— start of RECORDS FOR THE TASK —

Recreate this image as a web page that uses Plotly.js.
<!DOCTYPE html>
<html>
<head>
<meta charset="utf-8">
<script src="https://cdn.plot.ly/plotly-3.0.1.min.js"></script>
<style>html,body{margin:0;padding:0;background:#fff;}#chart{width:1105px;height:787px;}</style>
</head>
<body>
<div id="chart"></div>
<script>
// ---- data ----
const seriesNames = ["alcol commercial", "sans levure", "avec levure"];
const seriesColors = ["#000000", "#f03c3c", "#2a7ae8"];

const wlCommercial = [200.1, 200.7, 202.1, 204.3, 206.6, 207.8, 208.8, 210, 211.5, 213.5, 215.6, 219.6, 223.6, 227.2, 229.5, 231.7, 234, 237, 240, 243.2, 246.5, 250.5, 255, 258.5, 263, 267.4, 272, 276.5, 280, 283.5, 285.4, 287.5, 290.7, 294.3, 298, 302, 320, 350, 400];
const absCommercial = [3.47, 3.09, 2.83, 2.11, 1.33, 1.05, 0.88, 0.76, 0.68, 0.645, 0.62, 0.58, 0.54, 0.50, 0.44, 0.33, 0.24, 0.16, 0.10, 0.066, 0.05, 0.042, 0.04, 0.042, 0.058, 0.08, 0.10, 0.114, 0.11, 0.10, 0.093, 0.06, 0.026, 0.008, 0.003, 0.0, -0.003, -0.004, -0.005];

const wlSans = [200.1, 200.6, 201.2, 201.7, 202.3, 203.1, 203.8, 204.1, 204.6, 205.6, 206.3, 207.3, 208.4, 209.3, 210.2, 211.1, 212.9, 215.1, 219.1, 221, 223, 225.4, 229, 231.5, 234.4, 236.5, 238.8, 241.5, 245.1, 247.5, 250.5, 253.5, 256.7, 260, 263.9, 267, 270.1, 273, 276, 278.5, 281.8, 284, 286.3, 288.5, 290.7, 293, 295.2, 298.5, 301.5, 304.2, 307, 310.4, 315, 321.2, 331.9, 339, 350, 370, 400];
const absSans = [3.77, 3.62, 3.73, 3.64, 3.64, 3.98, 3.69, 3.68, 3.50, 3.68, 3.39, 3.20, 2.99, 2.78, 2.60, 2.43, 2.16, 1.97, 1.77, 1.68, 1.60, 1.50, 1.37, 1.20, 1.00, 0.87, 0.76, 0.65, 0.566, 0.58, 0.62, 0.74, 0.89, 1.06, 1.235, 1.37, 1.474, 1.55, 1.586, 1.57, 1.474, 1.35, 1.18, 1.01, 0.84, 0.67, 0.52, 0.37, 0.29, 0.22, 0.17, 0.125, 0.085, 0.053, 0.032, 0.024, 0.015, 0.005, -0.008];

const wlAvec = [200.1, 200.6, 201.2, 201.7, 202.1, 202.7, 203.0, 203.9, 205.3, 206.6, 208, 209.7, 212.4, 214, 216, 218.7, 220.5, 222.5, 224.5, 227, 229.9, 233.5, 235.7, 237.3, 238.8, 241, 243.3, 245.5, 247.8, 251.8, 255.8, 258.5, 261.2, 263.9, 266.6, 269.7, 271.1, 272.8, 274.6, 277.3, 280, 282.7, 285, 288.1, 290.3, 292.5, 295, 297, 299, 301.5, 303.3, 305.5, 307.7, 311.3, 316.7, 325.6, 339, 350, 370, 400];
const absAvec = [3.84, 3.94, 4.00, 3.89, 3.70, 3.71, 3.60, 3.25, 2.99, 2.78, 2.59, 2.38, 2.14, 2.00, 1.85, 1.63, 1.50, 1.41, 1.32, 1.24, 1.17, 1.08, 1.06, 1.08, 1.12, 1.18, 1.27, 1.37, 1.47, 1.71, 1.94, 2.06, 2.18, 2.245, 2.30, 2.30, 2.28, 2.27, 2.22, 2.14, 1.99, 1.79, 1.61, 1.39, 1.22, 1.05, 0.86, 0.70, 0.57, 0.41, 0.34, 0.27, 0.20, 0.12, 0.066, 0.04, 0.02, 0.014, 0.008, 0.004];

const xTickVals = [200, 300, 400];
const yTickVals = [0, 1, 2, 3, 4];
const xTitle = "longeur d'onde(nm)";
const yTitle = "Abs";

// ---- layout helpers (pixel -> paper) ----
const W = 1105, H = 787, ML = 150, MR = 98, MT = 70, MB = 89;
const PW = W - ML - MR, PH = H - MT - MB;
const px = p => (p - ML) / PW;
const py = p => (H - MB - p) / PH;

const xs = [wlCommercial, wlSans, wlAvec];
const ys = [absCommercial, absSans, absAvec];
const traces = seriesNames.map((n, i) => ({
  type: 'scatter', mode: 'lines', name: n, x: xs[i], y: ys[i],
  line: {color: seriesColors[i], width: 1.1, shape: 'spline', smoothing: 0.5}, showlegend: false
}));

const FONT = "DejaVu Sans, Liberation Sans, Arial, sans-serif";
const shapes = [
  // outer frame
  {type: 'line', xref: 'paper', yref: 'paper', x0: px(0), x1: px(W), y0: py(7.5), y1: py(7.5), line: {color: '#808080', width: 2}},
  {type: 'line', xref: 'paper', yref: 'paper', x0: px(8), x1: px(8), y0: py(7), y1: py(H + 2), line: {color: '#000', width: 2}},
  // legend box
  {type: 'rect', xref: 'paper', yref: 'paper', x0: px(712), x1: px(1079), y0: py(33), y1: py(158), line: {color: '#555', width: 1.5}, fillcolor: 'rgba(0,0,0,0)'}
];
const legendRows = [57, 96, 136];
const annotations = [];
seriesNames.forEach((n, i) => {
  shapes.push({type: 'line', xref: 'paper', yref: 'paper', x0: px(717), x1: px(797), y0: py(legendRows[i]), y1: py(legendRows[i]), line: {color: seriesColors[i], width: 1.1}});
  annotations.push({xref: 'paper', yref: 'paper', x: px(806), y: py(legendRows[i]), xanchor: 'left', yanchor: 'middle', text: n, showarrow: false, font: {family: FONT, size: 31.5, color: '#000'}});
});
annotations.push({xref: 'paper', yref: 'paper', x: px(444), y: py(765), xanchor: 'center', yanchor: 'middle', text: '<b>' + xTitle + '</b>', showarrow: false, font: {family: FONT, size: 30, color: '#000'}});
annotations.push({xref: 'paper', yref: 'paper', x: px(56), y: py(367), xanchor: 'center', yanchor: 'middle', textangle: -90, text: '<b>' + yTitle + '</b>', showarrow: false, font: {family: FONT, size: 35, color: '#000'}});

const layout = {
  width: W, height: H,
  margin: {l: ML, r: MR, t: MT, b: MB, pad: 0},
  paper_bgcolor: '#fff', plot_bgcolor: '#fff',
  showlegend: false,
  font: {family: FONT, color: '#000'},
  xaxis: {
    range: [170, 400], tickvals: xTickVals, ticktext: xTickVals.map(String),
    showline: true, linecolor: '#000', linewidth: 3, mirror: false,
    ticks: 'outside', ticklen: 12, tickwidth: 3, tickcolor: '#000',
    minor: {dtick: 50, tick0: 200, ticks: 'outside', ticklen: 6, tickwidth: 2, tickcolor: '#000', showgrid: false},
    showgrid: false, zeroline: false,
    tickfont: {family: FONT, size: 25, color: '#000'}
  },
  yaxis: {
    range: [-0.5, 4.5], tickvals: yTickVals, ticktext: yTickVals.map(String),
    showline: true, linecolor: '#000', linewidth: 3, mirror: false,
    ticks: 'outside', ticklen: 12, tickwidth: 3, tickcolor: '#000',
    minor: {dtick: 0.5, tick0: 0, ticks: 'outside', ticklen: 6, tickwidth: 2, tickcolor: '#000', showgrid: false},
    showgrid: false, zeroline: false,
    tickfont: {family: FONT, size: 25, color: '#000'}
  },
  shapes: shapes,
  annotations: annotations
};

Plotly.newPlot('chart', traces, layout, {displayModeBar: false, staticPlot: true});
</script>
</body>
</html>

— end of RECORDS FOR THE TASK —
— start of RECORDS FOR THE TASK —

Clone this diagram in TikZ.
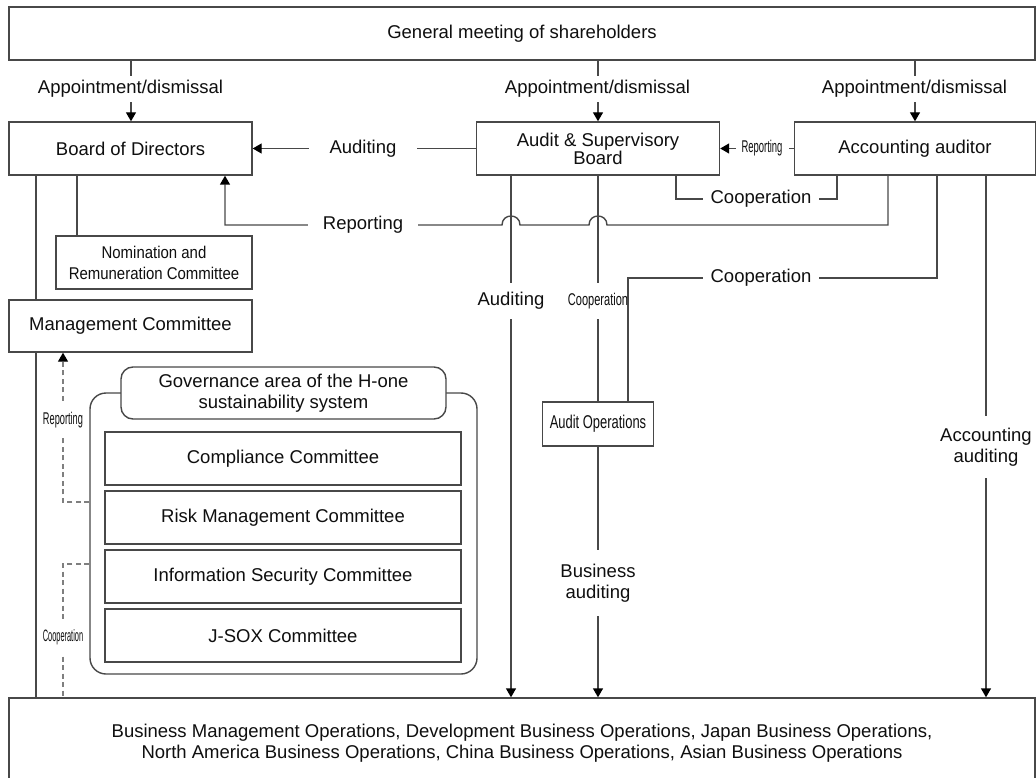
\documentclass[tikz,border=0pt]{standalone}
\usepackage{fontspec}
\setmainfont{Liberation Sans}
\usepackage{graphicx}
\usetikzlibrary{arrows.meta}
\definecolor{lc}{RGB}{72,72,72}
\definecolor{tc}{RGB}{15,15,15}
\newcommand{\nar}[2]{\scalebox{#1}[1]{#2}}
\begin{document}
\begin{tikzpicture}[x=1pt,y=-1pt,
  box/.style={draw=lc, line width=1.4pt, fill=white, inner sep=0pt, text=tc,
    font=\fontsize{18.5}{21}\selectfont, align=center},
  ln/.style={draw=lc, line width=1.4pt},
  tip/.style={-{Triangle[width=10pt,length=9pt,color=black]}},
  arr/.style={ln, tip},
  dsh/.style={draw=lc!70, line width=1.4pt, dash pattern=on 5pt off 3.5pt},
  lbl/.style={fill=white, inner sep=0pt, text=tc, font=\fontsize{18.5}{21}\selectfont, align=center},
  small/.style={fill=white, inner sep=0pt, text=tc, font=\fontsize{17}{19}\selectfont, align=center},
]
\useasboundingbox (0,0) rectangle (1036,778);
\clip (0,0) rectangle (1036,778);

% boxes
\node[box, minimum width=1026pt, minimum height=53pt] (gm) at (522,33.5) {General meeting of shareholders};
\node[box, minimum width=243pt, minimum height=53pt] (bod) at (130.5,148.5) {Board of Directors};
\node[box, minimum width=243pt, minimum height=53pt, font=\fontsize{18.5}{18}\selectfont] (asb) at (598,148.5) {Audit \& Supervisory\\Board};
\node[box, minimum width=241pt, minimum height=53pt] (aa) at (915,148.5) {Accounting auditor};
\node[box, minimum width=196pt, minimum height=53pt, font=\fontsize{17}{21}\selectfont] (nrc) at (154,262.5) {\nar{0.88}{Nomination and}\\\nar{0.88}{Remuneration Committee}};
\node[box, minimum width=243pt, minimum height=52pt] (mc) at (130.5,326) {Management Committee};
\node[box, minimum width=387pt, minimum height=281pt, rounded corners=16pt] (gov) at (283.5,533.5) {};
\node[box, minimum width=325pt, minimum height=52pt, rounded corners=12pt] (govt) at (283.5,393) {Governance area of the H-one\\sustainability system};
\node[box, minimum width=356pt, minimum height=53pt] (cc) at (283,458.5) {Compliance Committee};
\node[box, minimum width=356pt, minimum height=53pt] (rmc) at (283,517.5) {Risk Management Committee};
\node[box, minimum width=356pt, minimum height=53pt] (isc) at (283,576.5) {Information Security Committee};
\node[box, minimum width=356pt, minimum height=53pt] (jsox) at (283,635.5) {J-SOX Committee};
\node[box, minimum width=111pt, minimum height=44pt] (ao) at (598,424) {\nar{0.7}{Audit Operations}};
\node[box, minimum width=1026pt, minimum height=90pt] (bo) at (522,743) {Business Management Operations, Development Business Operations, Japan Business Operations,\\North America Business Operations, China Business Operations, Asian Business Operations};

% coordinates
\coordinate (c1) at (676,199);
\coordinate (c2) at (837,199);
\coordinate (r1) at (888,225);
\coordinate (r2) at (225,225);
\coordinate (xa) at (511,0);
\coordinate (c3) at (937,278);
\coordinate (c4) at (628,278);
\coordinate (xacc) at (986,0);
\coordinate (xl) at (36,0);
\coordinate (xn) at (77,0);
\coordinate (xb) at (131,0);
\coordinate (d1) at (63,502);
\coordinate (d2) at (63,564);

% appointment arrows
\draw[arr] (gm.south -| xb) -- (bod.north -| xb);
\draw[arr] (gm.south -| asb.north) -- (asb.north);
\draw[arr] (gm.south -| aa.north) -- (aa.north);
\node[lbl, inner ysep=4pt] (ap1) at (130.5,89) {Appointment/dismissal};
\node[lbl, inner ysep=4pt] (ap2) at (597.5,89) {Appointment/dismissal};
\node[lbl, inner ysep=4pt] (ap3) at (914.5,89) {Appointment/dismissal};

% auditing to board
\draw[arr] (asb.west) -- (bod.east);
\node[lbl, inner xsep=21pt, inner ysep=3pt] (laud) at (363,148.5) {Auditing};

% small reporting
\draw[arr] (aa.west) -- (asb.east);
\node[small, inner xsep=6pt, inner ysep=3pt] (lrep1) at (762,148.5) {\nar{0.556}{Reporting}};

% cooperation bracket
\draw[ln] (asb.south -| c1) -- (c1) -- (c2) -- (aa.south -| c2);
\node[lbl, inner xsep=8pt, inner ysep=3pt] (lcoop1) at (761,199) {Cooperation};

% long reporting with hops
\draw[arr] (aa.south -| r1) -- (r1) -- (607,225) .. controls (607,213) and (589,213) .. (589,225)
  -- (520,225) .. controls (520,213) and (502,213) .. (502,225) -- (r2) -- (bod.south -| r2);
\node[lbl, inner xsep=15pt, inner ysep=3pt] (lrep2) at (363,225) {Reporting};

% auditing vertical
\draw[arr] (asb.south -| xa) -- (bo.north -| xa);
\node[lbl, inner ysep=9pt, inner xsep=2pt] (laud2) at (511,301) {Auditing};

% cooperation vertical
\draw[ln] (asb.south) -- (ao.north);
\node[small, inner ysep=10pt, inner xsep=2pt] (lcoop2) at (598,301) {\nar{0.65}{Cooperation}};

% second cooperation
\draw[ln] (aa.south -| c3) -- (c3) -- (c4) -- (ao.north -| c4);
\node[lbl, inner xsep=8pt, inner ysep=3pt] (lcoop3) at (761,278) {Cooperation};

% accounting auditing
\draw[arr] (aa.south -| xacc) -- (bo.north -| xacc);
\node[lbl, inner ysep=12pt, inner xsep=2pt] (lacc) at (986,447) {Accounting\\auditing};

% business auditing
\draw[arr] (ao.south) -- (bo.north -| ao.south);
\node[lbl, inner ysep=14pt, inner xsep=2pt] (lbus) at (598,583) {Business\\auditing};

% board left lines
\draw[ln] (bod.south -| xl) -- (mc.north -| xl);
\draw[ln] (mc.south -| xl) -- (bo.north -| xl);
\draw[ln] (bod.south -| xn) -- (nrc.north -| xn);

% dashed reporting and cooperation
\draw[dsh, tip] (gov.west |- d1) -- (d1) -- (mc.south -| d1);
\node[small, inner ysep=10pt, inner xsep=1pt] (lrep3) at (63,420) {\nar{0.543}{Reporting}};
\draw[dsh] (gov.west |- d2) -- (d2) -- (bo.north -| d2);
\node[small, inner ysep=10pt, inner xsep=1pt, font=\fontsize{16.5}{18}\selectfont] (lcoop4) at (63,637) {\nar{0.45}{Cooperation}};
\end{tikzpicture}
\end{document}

— end of RECORDS FOR THE TASK —

- [TASK]: Which lines hold the word "this"? Copy all of them.

- [ANSWER TO THE TASK]:
Recreate this image as a web page that uses Plotly.js.
Clone this diagram in TikZ.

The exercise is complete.